A Quantum Leap … narp!
In the 1920s:
“Now in the early twentieth century, modernism was born by the breaking of old strictures and verities. A spontaneous combustion occurred that included the works of Einstein, Picasso, Matisse, Stravinsky, Schoenberg, Joyce, Eliot, Proust, Diaghilev, Freud, Wittgenstein and dozens of other path-breakers who seemed to break the bonds of classical thinking.”
“Einstein served as a source of inspiration for many of the modernist artists and thinkers, even when they did not understand him. This was especially true when artists celebrated such concepts as being “free from the order of time”, as Proust put it… A pinnacle of the modernist revolution came in 1922, the year Einstein’s Nobel Prize was announced. … “
Stravinsky, Diaghilev, Picasso, Joyce and Proust “ ‘were destroying 19th century literary certainties as surely as Einstein was revolutionizing physics.’ The mechanical order and Newtonian laws that had defined classical physics, music and art no longer ruled.” – Walter Isaacson, Einstein: His Life and Universe
At this time, Einstein had become a catalyst for an abolishing of faith in absolutes. Just as Einstein was the product of a society ready for this new way of thinking, so, too, he sparked the fuel into a fire.

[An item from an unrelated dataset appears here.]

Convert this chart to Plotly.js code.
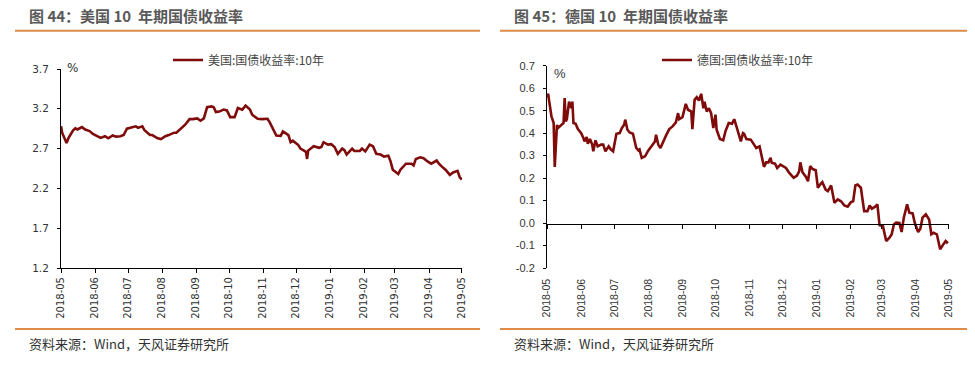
<!DOCTYPE html>
<html>
<head>
<meta charset="utf-8">
<script src="https://cdn.plot.ly/plotly-3.0.1.min.js"></script>
<style>
html,body{margin:0;padding:0;background:#fff;}
#chart{width:975px;height:365px;}
</style>
</head>
<body>
<div id="chart"></div>
<script>
// ---------- data ----------
const usName = "美国:国债收益率:10年";
const deName = "德国:国债收益率:10年";

const usDates = ["2018-05-24","2018-05-25","2018-05-29","2018-05-31","2018-06-04","2018-06-06","2018-06-08","2018-06-12","2018-06-15","2018-06-19","2018-06-22","2018-06-27","2018-06-29","2018-07-03","2018-07-06","2018-07-10","2018-07-13","2018-07-17","2018-07-20","2018-07-23","2018-07-27","2018-07-31","2018-08-02","2018-08-06","2018-08-08","2018-08-13","2018-08-15","2018-08-17","2018-08-20","2018-08-23","2018-08-27","2018-08-30","2018-09-04","2018-09-06","2018-09-10","2018-09-12","2018-09-14","2018-09-18","2018-09-21","2018-09-25","2018-09-28","2018-10-01","2018-10-04","2018-10-08","2018-10-10","2018-10-12","2018-10-15","2018-10-19","2018-10-22","2018-10-25","2018-10-29","2018-11-01","2018-11-05","2018-11-08","2018-11-12","2018-11-14","2018-11-19","2018-11-23","2018-11-28","2018-11-30","2018-12-03","2018-12-06","2018-12-10","2018-12-12","2018-12-17","2018-12-19","2018-12-21","2018-12-26","2018-12-28","2019-01-02","2019-01-03","2019-01-04","2019-01-09","2019-01-14","2019-01-16","2019-01-18","2019-01-22","2019-01-25","2019-01-28","2019-01-31","2019-02-04","2019-02-06","2019-02-08","2019-02-13","2019-02-15","2019-02-20","2019-02-22","2019-02-25","2019-03-01","2019-03-04","2019-03-07","2019-03-11","2019-03-14","2019-03-18","2019-03-20","2019-03-22","2019-03-27","2019-03-29","2019-04-03","2019-04-08","2019-04-10","2019-04-12","2019-04-16","2019-04-19","2019-04-23","2019-04-26","2019-05-01","2019-05-03","2019-05-06","2019-05-09","2019-05-13","2019-05-16","2019-05-20","2019-05-22","2019-05-24"];
const usYield = [2.98,2.90,2.77,2.84,2.93,2.955,2.94,2.97,2.94,2.92,2.885,2.855,2.835,2.855,2.83,2.865,2.85,2.855,2.87,2.95,2.97,2.98,2.96,2.98,2.93,2.87,2.87,2.85,2.83,2.82,2.855,2.87,2.90,2.90,2.95,2.97,3.00,3.07,3.07,3.08,3.05,3.08,3.22,3.23,3.22,3.16,3.165,3.19,3.18,3.095,3.095,3.21,3.19,3.24,3.19,3.125,3.075,3.07,3.075,3.03,2.95,2.865,2.86,2.915,2.87,2.78,2.80,2.745,2.70,2.66,2.57,2.675,2.73,2.71,2.72,2.78,2.75,2.755,2.72,2.635,2.70,2.68,2.625,2.70,2.67,2.67,2.70,2.665,2.75,2.73,2.635,2.625,2.60,2.61,2.54,2.435,2.38,2.435,2.51,2.51,2.49,2.57,2.59,2.58,2.535,2.51,2.55,2.51,2.47,2.435,2.37,2.40,2.42,2.34,2.31];

const deDates = ["2018-05-24","2018-05-25","2018-05-26","2018-05-27","2018-05-28","2018-05-29","2018-05-30","2018-05-31","2018-06-02","2018-06-03","2018-06-06","2018-06-08","2018-06-09","2018-06-10","2018-06-11","2018-06-13","2018-06-15","2018-06-16","2018-06-17","2018-06-19","2018-06-21","2018-06-24","2018-06-26","2018-06-27","2018-06-29","2018-06-30","2018-07-02","2018-07-04","2018-07-05","2018-07-07","2018-07-09","2018-07-12","2018-07-14","2018-07-16","2018-07-19","2018-07-21","2018-07-23","2018-07-25","2018-07-26","2018-07-29","2018-07-31","2018-08-02","2018-08-03","2018-08-05","2018-08-07","2018-08-10","2018-08-13","2018-08-15","2018-08-16","2018-08-18","2018-08-21","2018-08-24","2018-08-27","2018-08-30","2018-08-31","2018-09-02","2018-09-04","2018-09-07","2018-09-09","2018-09-12","2018-09-15","2018-09-18","2018-09-20","2018-09-21","2018-09-24","2018-09-27","2018-09-29","2018-10-02","2018-10-03","2018-10-05","2018-10-07","2018-10-09","2018-10-11","2018-10-13","2018-10-14","2018-10-16","2018-10-18","2018-10-20","2018-10-22","2018-10-24","2018-10-25","2018-10-28","2018-10-31","2018-11-02","2018-11-05","2018-11-08","2018-11-10","2018-11-12","2018-11-14","2018-11-16","2018-11-18","2018-11-19","2018-11-21","2018-11-25","2018-11-28","2018-11-30","2018-12-03","2018-12-05","2018-12-07","2018-12-09","2018-12-11","2018-12-13","2018-12-14","2018-12-17","2018-12-19","2018-12-22","2018-12-24","2018-12-27","2018-12-30","2019-01-03","2019-01-06","2019-01-08","2019-01-09","2019-01-11","2019-01-14","2019-01-16","2019-01-18","2019-01-20","2019-01-23","2019-01-25","2019-01-27","2019-01-29","2019-02-01","2019-02-03","2019-02-06","2019-02-09","2019-02-12","2019-02-15","2019-02-18","2019-02-21","2019-02-24","2019-02-26","2019-02-28","2019-03-02","2019-03-05","2019-03-08","2019-03-11","2019-03-13","2019-03-15","2019-03-18","2019-03-20","2019-03-22","2019-03-25","2019-03-28","2019-03-31","2019-04-02","2019-04-04","2019-04-06","2019-04-09","2019-04-11","2019-04-13","2019-04-16","2019-04-18","2019-04-21","2019-04-23","2019-04-26","2019-04-28","2019-04-30","2019-05-03","2019-05-06","2019-05-08","2019-05-10","2019-05-13","2019-05-16","2019-05-19","2019-05-21","2019-05-23"];
const deYield = [0.56,0.575,0.54,0.50,0.475,0.46,0.445,0.25,0.437,0.423,0.437,0.445,0.556,0.452,0.462,0.54,0.511,0.54,0.445,0.442,0.418,0.40,0.378,0.363,0.383,0.353,0.374,0.349,0.319,0.368,0.341,0.349,0.349,0.319,0.341,0.327,0.319,0.371,0.397,0.40,0.423,0.437,0.46,0.415,0.403,0.397,0.334,0.323,0.327,0.29,0.297,0.323,0.344,0.363,0.393,0.349,0.334,0.371,0.389,0.418,0.43,0.448,0.489,0.462,0.471,0.53,0.504,0.496,0.418,0.548,0.56,0.545,0.575,0.511,0.54,0.496,0.511,0.489,0.423,0.482,0.415,0.374,0.368,0.408,0.445,0.442,0.462,0.43,0.40,0.363,0.40,0.397,0.374,0.371,0.349,0.334,0.341,0.297,0.25,0.27,0.27,0.29,0.268,0.264,0.245,0.26,0.253,0.245,0.223,0.201,0.211,0.23,0.27,0.226,0.206,0.186,0.253,0.241,0.235,0.157,0.171,0.182,0.149,0.142,0.167,0.09,0.105,0.097,0.078,0.073,0.093,0.097,0.167,0.171,0.157,0.053,0.053,0.078,0.064,0.073,0.083,-0.01,-0.013,-0.08,-0.065,-0.05,-0.006,0.002,0.0,-0.04,0.024,0.083,0.046,0.043,0.0,-0.04,-0.025,0.024,0.039,0.016,-0.05,-0.043,-0.05,-0.117,-0.094,-0.08,-0.09];

const usTickVals = [1.2,1.7,2.2,2.7,3.2,3.7];
const usTickText = ["1.2","1.7","2.2","2.7","3.2","3.7"];
const deTickVals = [-0.2,-0.1,0.0,0.1,0.2,0.3,0.4,0.5,0.6,0.7];
const deTickText = ["-0.2","-0.1","0.0","0.1","0.2","0.3","0.4","0.5","0.6","0.7"];

const titleLeft = "图 44：美国 10\u00a0\u00a0年期国债收益率";
const titleRight = "图 45：德国 10\u00a0\u00a0年期国债收益率";
const sourceText = "资料来源：Wind，天风证券研究所";

// ---------- layout helpers ----------
const W = 975, H = 365;
const px = v => v / W;
const py = v => 1 - v / H;
const lineColor = "#7F0B0B";
const orange = "#DC8C48";
const cjk = "'Noto Sans CJK SC', 'Noto Sans', sans-serif";

const traces = [
  {x: usDates, y: usYield, name: usName, type: "scatter", mode: "lines",
   line: {color: lineColor, width: 2.6}, xaxis: "x", yaxis: "y", legend: "legend"},
  {x: deDates, y: deYield, name: deName, type: "scatter", mode: "lines",
   line: {color: lineColor, width: 2.6}, xaxis: "x2", yaxis: "y2", legend: "legend2"}
];

const dateAxisCommon = {
  type: "date",
  range: ["2018-05-23 23:00", "2019-05-24 01:00"],
  tick0: "2018-05-24",
  dtick: "M1",
  tickformat: "%Y-%m",
  tickangle: -90,
  showgrid: false,
  zeroline: false,
  linecolor: "#000",
  linewidth: 1,
  tickcolor: "#000",
  tickwidth: 1
};

const layout = {
  width: W, height: H,
  margin: {l: 0, r: 0, t: 0, b: 0},
  paper_bgcolor: "#fff",
  plot_bgcolor: "rgba(0,0,0,0)",
  showlegend: true,
  xaxis: Object.assign({}, dateAxisCommon, {
    domain: [px(61), px(462)], anchor: "y",
    showline: true, ticks: "outside", ticklen: 4,
    tickfont: {family: "'DejaVu Sans', sans-serif", size: 10, color: "#333"}
  }),
  yaxis: {
    domain: [py(268), py(69)], anchor: "x",
    range: [1.2, 3.7],
    tickmode: "array", tickvals: usTickVals, ticktext: usTickText,
    showline: true, linecolor: "#000", linewidth: 1,
    ticks: "outside", ticklen: 3, tickcolor: "#000",
    ticklabelstandoff: 6,
    showgrid: false, zeroline: false,
    tickfont: {family: "'DejaVu Sans', sans-serif", size: 10.5, color: "#333"}
  },
  xaxis2: Object.assign({}, dateAxisCommon, {
    domain: [px(547), px(949)], anchor: "free",
    position: py(223.7),
    showline: true, ticks: "outside", ticklen: 4,
    ticklabelstandoff: 46,
    tickfont: {family: "'Liberation Sans', Arial, sans-serif", size: 10.5, color: "#333"}
  }),
  yaxis2: {
    domain: [py(268), py(65.7)], anchor: "x2",
    range: [-0.2, 0.7],
    tickmode: "array", tickvals: deTickVals, ticktext: deTickText,
    showline: true, linecolor: "#000", linewidth: 1,
    ticks: "outside", ticklen: 3, tickcolor: "#000",
    ticklabelstandoff: 6,
    showgrid: false, zeroline: false,
    tickfont: {family: "'Liberation Sans', Arial, sans-serif", size: 11, color: "#333"}
  },
  legend: {
    x: px(168), y: py(60), xanchor: "left", yanchor: "middle",
    bgcolor: "rgba(0,0,0,0)", borderwidth: 0,
    font: {family: cjk, size: 12, color: "#444"}
  },
  legend2: {
    x: px(657), y: py(60), xanchor: "left", yanchor: "middle",
    bgcolor: "rgba(0,0,0,0)", borderwidth: 0,
    font: {family: cjk, size: 12, color: "#444"}
  },
  shapes: [
    {type: "line", xref: "paper", yref: "paper", x0: px(15), x1: px(480), y0: py(30.7), y1: py(30.7), line: {color: orange, width: 2}},
    {type: "line", xref: "paper", yref: "paper", x0: px(500), x1: px(967), y0: py(30.7), y1: py(30.7), line: {color: orange, width: 2}},
    {type: "line", xref: "paper", yref: "paper", x0: px(15), x1: px(480), y0: py(329), y1: py(329), line: {color: orange, width: 2}},
    {type: "line", xref: "paper", yref: "paper", x0: px(500), x1: px(967), y0: py(329), y1: py(329), line: {color: orange, width: 2}}
  ],
  annotations: [
    {xref: "paper", yref: "paper", x: px(27), y: py(15.5), xanchor: "left", yanchor: "middle", showarrow: false,
     text: "<b>" + titleLeft + "</b>", font: {family: cjk, size: 15, color: "#595959"}},
    {xref: "paper", yref: "paper", x: px(512), y: py(15.5), xanchor: "left", yanchor: "middle", showarrow: false,
     text: "<b>" + titleRight + "</b>", font: {family: cjk, size: 15, color: "#595959"}},
    {xref: "paper", yref: "paper", x: px(27), y: py(343), xanchor: "left", yanchor: "middle", showarrow: false,
     text: sourceText, font: {family: cjk, size: 13, color: "#333"}},
    {xref: "paper", yref: "paper", x: px(512), y: py(343), xanchor: "left", yanchor: "middle", showarrow: false,
     text: sourceText, font: {family: cjk, size: 13, color: "#333"}},
    {xref: "paper", yref: "paper", x: px(65), y: py(68.5), xanchor: "left", yanchor: "middle", showarrow: false,
     text: "%", font: {family: "'DejaVu Sans', sans-serif", size: 12, color: "#333"}},
    {xref: "paper", yref: "paper", x: px(552), y: py(73.5), xanchor: "left", yanchor: "middle", showarrow: false,
     text: "%", font: {family: "'Liberation Sans', Arial, sans-serif", size: 13, color: "#333"}}
  ]
};

Plotly.newPlot("chart", traces, layout, {staticPlot: true, displayModeBar: false});
</script>
</body>
</html>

“There was less faith in absolutes, not only of time and space, but also of truth and morality.”
But he was appalled at the confusion between relativity and relativism. Relativism was more a social, philosophical and artistic way of abandoning structures and authoritarian ways of seeing the world. Relativity, on the other hand, was, according to Einstein, “purely a scientific matter…”
The philosopher Isaiah Berlin lamented, on Einstein’s behalf, that “the word ‘relativity’ has been widely misinterpreted as relativism, the denial of, or doubt about, the objectivity of truth or moral values. … This was the opposite of what Einstein believed. He was a man of simple and absolute moral convictions, which were expressed in all he was and did.”
Or, as Isaacson so succinctly puts it, “In both his science and his moral philosophy, Einstein was driven by the quest for certainty and deterministic laws. If his theory of relativity produced ripples that unsettled the realms of morality and culture, this was caused not by what Einstein believed but by how he was popularly interpreted.”
In my mental conversations with Einstein, I sadly shake my head and bemuse to him…. “Wait until you see what they do with Quantum Theory.”